Ray’s Take: Planning for the tax portion of your retirement can have an important impact on the longevity and quality of retirement savings. Various investment and savings instruments are taxed in different ways, so building a pool with different levels can help you with your taxes.
These levels consist of taxable accounts, tax-deferred accounts and tax-exempt accounts, and you should manage carefully the order and percentages for withdrawal.
Taxable accounts are usually securities such as stocks or mutual funds. These are taxed as long-term capital gains if you have held them for a year and a day or more. Shorter holding periods create a different and higher tax bill.

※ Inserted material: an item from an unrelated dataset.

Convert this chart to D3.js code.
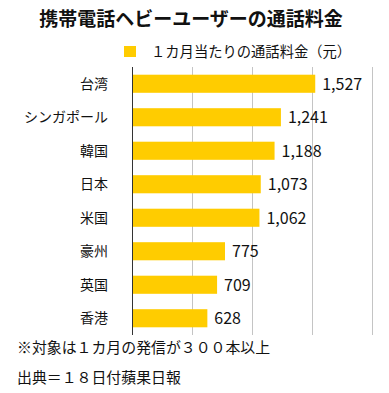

But since you have a tax basis, the overall tax is less as a percentage of the distribution amount.
Tax-deferred accounts are the 401(k)s and IRAs we are all familiar with. Maximizing tax-deferred growth is a powerful way to accumulate money on which you do not pay taxes until withdrawal. This allows gains to compound over a long period of time to produce the best increase. But they are 100 percent taxable upon distribution. Depending on your bracket, Roth conversions of a portion of these accounts can be very effective.
Tax-exempt accounts are commonly Roth IRAs or Roth 401(k)s, and withdrawals from these types of accounts are tax-free once you have met the requirements. Additionally, you are not required to take Required Minimum Distributions (RMD) at age 70½ as you are with the traditional 401(k) or IRA.
So what do you do?
Once you’ve determined what you want your retirement income to be, take a look at your portfolio and determine if you have tax diversification in addition to asset class diversification. Creating a withdrawal strategy, that will stretch your dollars and also decrease your tax bill, can make for a happier retirement. Tax policies come and go like presidents and Congressmen. Unless you have a crystal ball, it’s best to have a variety of tax pools from which to draw.
These are just some of the ways to reach diversification. Consult a tax adviser or your financial planner for more information.
Dana’s Take: Teaching your children the importance of saving and thinking about the future from a young age is one of the best inheritances you can give them.
But what if you want to leave them a monetary inheritance in addition to all the wisdom?
When reviewing your retirement portfolio and thinking about taxes, also consider the money you may want to leave to your children or grandchildren and the tax ramifications of the inheritance.
With good tax planning and time, your legacy can fulfill more of your wishes for generations to come.